Building incident response playbooks that actually work at 3am

Most IR playbooks are written during business hours by people who are well-rested, have access to colleagues, and can look things up. They are then executed at 3am by a single on-call analyst who is stressed, operating from memory, and dealing with systems behaving unexpectedly. The gap between those two contexts is where incidents become breaches.

The 12 principles of reliable IR playbooks

1.Every step must be executable by a junior analyst without team-chat access. Assume no help is available.
2.Decision points must have explicit criteria. 'Assess the severity' is not a step — 'if affected_hosts > 5 OR data_exfil = true, escalate to P1' is.
3.All external dependencies (ticketing system, SIEM, cloud console) must have fallback procedures documented inline.
4.Containment must come before investigation. Speed of containment beats forensic completeness every time.
5.Every playbook must have a defined owner who reviews it quarterly and has actually run it in a simulation within the last 6 months.
6.Automation handles repetitive steps; humans make judgement calls. Never automate a decision that requires context.
7.Include explicit 'stop and reassess' checkpoints — long-running playbooks without checkpoints cause tunnel vision.
8.Communication templates (stakeholder updates, legal notifications) must be pre-drafted and require only variable substitution.
9.The playbook must specify exactly when to involve legal counsel and privacy teams. This is non-negotiable for breach scenarios.
10.Every playbook ends with a 'lessons learned' trigger — automatically open a post-incident review ticket within 24 hours of resolution.
11.Test playbooks with chaos engineering: deliberately introduce failures in dependent systems and see if the playbook still works.
12.Version control everything. A playbook that changes without a changelog will cause confusion under pressure.

The anatomy of a well-structured playbook

ShieldOps playbook templates (illustrative)

Our SOAR engine ships a library of pre-built playbooks covering the most common alert types. Each follows a standardised structure: trigger conditions, automated enrichment steps, decision tree, containment actions, notification matrix, and post-incident cleanup.

The highest-value automation we've seen is in enrichment — the first 10 minutes of an incident should be spent gathering context, not running queries. Automatically pulling asset inventory, recent login history, network topology, and patch status before the analyst even opens the alert can save substantial time per incident. Aggregated across a year, that recovers significant analyst capacity.
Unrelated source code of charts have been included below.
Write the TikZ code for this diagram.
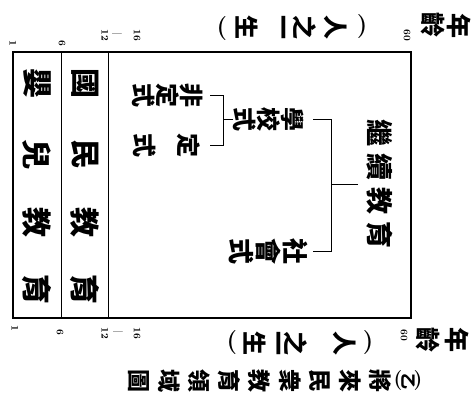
\documentclass[tikz,border=0pt]{standalone}
\usepackage{fontspec}
\usepackage{graphicx}
\newfontfamily\cjk{Noto Sans CJK TC}
\tikzset{
  cj/.style={font=\cjk\bfseries\fontsize{#1}{#1}\selectfont, inner sep=0pt, rotate=-90},
  cj/.default=24,
  cjst/.style={font=\cjk\bfseries\fontsize{#1}{#1}\selectfont, inner sep=0pt, rotate=-90, align=center},
  cjst/.default=24,
  capt/.style={font=\cjk\bfseries\fontsize{23}{23}\selectfont, inner sep=0pt, rotate=-90},
  paren/.style={font=\bfseries\fontsize{#1}{#1}\selectfont, inner sep=0pt},
  paren/.default=24,
  num/.style={font=\bfseries\fontsize{10}{10}\selectfont, inner sep=0pt, rotate=-90},
  numdash/.style={font=\bfseries\fontsize{8}{8}\selectfont, inner sep=0pt},
  frame/.style={line width=1.3pt},
  divider/.style={line width=1pt},
  link/.style={line width=1pt},
}
\begin{document}
\begin{tikzpicture}[x=1pt,y=-1pt]
\fill[white] (0,0) rectangle (473,407);
\useasboundingbox (0,0) rectangle (473,407);

% frame and age dividers
\draw[frame] (13,52) rectangle (411,318);
\draw[divider] (61,52) -- (61,318);
\draw[divider] (108,52) -- (108,318);

% age numbers, top
\node[num] (t1) at (13,43) {1};
\node[num] (t6) at (62,43) {6};
\node[num] (t12) at (105,35) {12};
\node[numdash] (tdash) at (117,35) {—};
\node[num] (t16) at (137,35) {16};
\node[num] (t60) at (407,35) {60};
% age numbers, bottom
\node[num] (b1) at (15,328) {1};
\node[num] (b6) at (60,332) {6};
\node[num] (b12) at (105,333) {12};
\node[numdash] (bdash) at (118,333) {—};
\node[num] (b16) at (137,333) {16};
\node[num] (b60) at (404,335) {60};

% 年齡
\node[cj=25] (ty1) at (459,26) {年};
\node[cj=25] (ty2) at (433,25) {齡};
\node[cj=25] (by1) at (457,340) {年};
\node[cj=25] (by2) at (428,340) {齡};

% (人之一生) top
\node[paren] (tlp) at (222,29) {(};
\node[paren] (trp) at (362,27) {)};
\foreach \c/\x [count=\i] in {人/336,之/305,一/280,生/247}
  \node[cj=24] (tl\i) at (\x,27) {\c};
% (人之一生) bottom
\node[paren] (blp) at (232,343) {(};
\node[paren] (brp) at (368,343) {)};
\foreach \c/\x [count=\i] in {人/345,之/296,一/275,生/255}
  \node[cj=24] (bl\i) at (\x,343) {\c};

% columns
\foreach \c/\y [count=\i] in {嬰/83,兒/154,教/222,育/289}
  \node[cj=30] (ca\i) at (37,\y) {\c};
\foreach \c/\y [count=\i] in {國/83,民/154,教/222,育/289}
  \node[cj=30] (cb\i) at (85,\y) {\c};

% tree
\node[cj=27] (jx) at (380,184) {繼\hspace{7pt}續\hspace{7pt}教\hspace{7pt}育};
\node[cjst=24] (xx) at (269,119) {學\\校\\式};
\node[cjst=26] (sh) at (268,251) {社\\[1pt]會\\[1pt]式};
\node[cjst=24] (fd) at (168,95) {非\\定\\式};
\node[cjst=24] (dd) at (167,145) {定\\[20pt]式};

\coordinate (bb) at (331,0);
\coordinate (bbl) at (313,0);
\coordinate (jxl) at (358,0);
\coordinate (sb) at (223,0);
\coordinate (sbl) at (210,0);

\draw[link] (jx -| jxl) -- (jx -| bb);
\draw[link] (xx -| bbl) -- (xx -| bb) -- (sh -| bb) -- (sh -| bbl);
\draw[link] (xx.south) -- (xx -| sb);
\draw[link] (fd -| sbl) -- (fd -| sb) -- (dd -| sb) -- (dd -| sbl);

% caption
\node[paren=20] (cpl) at (398,381) {(};
\node[font=\cjk\bfseries\fontsize{16}{16}\selectfont, inner sep=0pt, rotate=-90] (cz) at (408,381) {乙};
\node[paren=20] (cpr) at (418,381) {)};
\foreach \c/\x [count=\i] in {將/380,來/350,民/320,衆/290,教/259,育/229,領/199,域/169,圖/139}
  \node[capt] (cap\i) at (\x,381) {\c};
\end{tikzpicture}
\end{document}
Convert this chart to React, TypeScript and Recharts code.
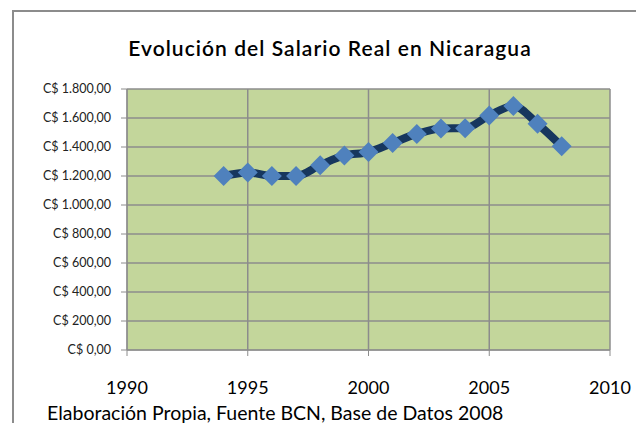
import * as React from 'react';
import { LineChart, Line, XAxis, YAxis, CartesianGrid } from 'recharts';

// Salario real (C$), años 1994–2008
const years    = [1994, 1995, 1996, 1997, 1998, 1999, 2000, 2001, 2002, 2003, 2004, 2005, 2006, 2007, 2008];
const salaries = [1200, 1225, 1200, 1200, 1275, 1342, 1365, 1428, 1490, 1528, 1530, 1617, 1682, 1560, 1405];
const xTicks   = [1990, 1995, 2000, 2005, 2010];
const yTicks   = [0, 200, 400, 600, 800, 1000, 1200, 1400, 1600, 1800];

const TITLE  = 'Evolución del Salario Real en Nicaragua';
const SOURCE = 'Elaboración Propia, Fuente BCN, Base de Datos 2008';
const FONT   = 'Lato, "Open Sans", sans-serif';

const data = years.map((y, i) => ({ year: y, salario: salaries[i] }));

const fmtCS = (n: number) => {
  const s = String(Math.round(n)).replace(/\B(?=(\d{3})+(?!\d))/g, '.');
  return `C$ ${s},00`;
};

function Diamond(props: any) {
  const { cx, cy } = props;
  if (cx == null || cy == null) return null;
  const r = 10;
  return (
    <path
      d={`M${cx},${cy - r} L${cx + r},${cy} L${cx},${cy + r} L${cx - r},${cy} Z`}
      fill="#4F81BD"
    />
  );
}

export default function App() {
  return (
    <div style={{ position: 'absolute', left: 0, top: 0, width: 636, height: 423, overflow: 'hidden', background: '#fff', fontFamily: FONT }}>
      <div style={{ position: 'absolute', left: 12, top: 10, width: 700, height: 500, border: '2px solid #8c8c8c', boxSizing: 'border-box' }} />
      <div style={{ position: 'absolute', left: 0, top: 35, width: 660, textAlign: 'center', fontSize: 21, lineHeight: '26px', letterSpacing: 1.05, fontWeight: 600, color: '#000' }}>
        {TITLE}
      </div>
      <div style={{ position: 'absolute', left: 0, top: 0 }}>
        <LineChart width={636} height={423} data={data} margin={{ top: 89, right: 26, bottom: 33, left: 0 }}>
          <CartesianGrid fill="#C3D69B" stroke="#8c8c8c" strokeWidth={1.5} horizontalValues={yTicks} verticalValues={xTicks} />
          <XAxis
            dataKey="year"
            type="number"
            domain={[1990, 2010]}
            ticks={xTicks}
            height={40}
            axisLine={{ stroke: '#8c8c8c' }}
            tickLine={{ stroke: '#8c8c8c' }}
            tickSize={6}
            tick={{ fontSize: 18, fill: '#000', fontFamily: FONT }}
            tickMargin={25}
          />
          <YAxis
            type="number"
            domain={[0, 1800]}
            ticks={yTicks}
            width={127}
            tickFormatter={fmtCS}
            axisLine={{ stroke: '#8c8c8c' }}
            tickLine={{ stroke: '#8c8c8c' }}
            tickSize={6}
            tickMargin={10}
            tick={{ fontSize: 12.5, fill: '#222', fontFamily: FONT }}
          />
          <Line
            type="monotone"
            dataKey="salario"
            stroke="#17375E"
            strokeWidth={8}
            dot={<Diamond />}
            activeDot={false}
            isAnimationActive={false}
          />
        </LineChart>
      </div>
      <div style={{ position: 'absolute', left: 47, top: 402, fontSize: 19.5, lineHeight: '22px', color: '#000', whiteSpace: 'nowrap' }}>
        {SOURCE}
      </div>
    </div>
  );
}
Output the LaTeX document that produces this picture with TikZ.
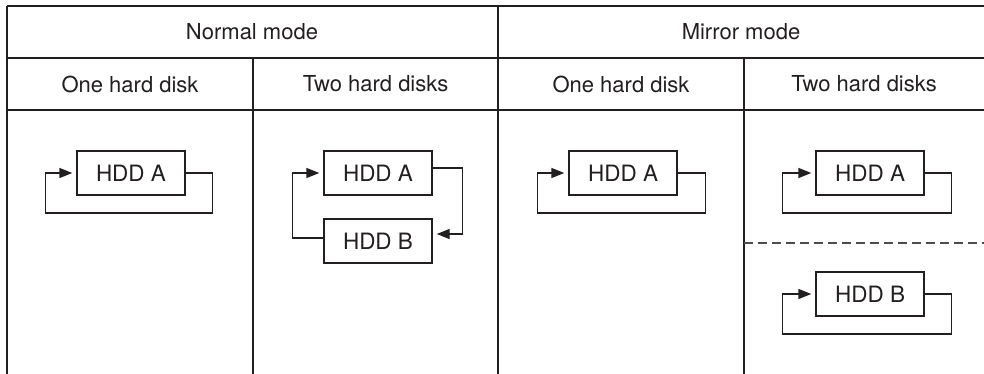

The playbook that saves the most incidents

Across the incidents tracked in ShieldOps, the single playbook with the highest value-to-complexity ratio is the compromised-credential response. It fires on anomalous authentication events, automatically disables the account in the IdP, revokes active sessions, notifies the user's manager, and creates a ticket — all within seconds of the alert. No human involvement required until investigation begins.